Pay special attention to where your most important initiatives lack a clear home. If your biggest strategic priority doesn't have an obvious owner and team, that's not just a gap - it's a prediction of future frustration.
Step 4: Draft Alternatives Around Value Flow
Here's where you channel your inner architect. Instead of designing around functions or reporting lines, design around how value actually gets created and delivered. This might mean creating cross-functional pods for major initiatives, establishing clear product or customer-focused teams, or simply clarifying decision rights so people know who can make the call.
The goal isn't to blow everything up - it's to make targeted adjustments that remove friction from your most important work. Sometimes this is as simple as temporarily reassigning a few key people to work together more closely.

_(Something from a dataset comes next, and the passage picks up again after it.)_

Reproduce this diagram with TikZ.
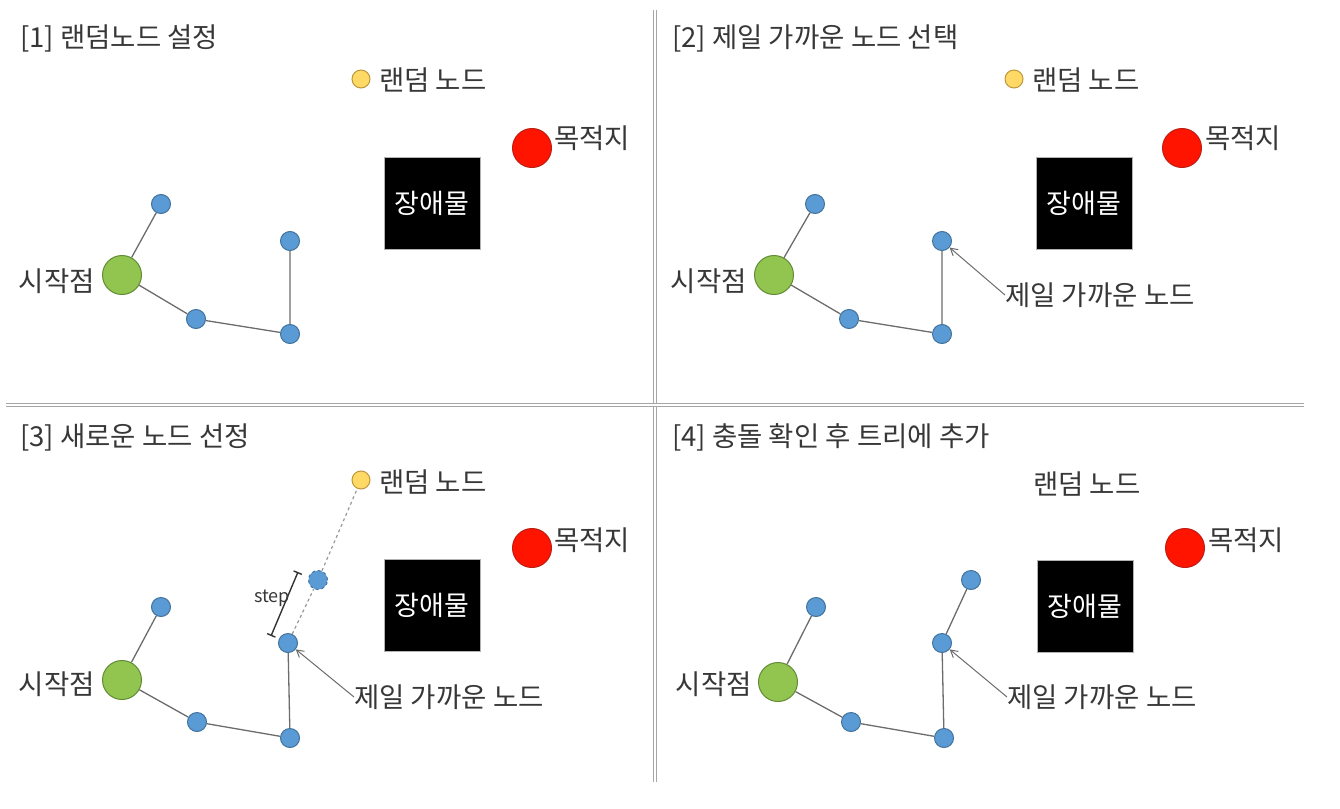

Step 5: Test and Socialize
Don't try to implement a massive restructure all at once. Instead, pilot your new structure with one important initiative. See how it works in practice. What gets better? What new problems emerge? Use this as a learning laboratory before rolling out broader changes.
Then, and this is crucial, involve the people who will be affected in designing the solution. Share your findings about workflow friction and structural mismatches. Ask for their input on what would work better. People are much more likely to embrace change they helped create.
The Payoff: Structure That Serves Strategy
When you align your org structure with how value actually flows, three things happen: decisions get made faster, accountability becomes clear, and teams start executing with confidence rather than confusion.
This isn't about creating the perfect org chart - it's about creating a structure that's good enough to move fast and clear enough to prevent the kind of organizational drag that kills momentum.
Remember, you are the product of the decisions you make about how work gets organized. Those decisions compound over time, either creating momentum or creating friction. The opportunity you have right now is to intentionally form a structure that serves your strategy - rather than simply allowing it to emerge from the accumulated weight of past decisions.
Because here's the truth: your competition isn't just trying to build better products or serve customers better. They're also trying to build organizations that can execute faster and more effectively than yours.
Don't let an outdated org chart be the thing that holds you back.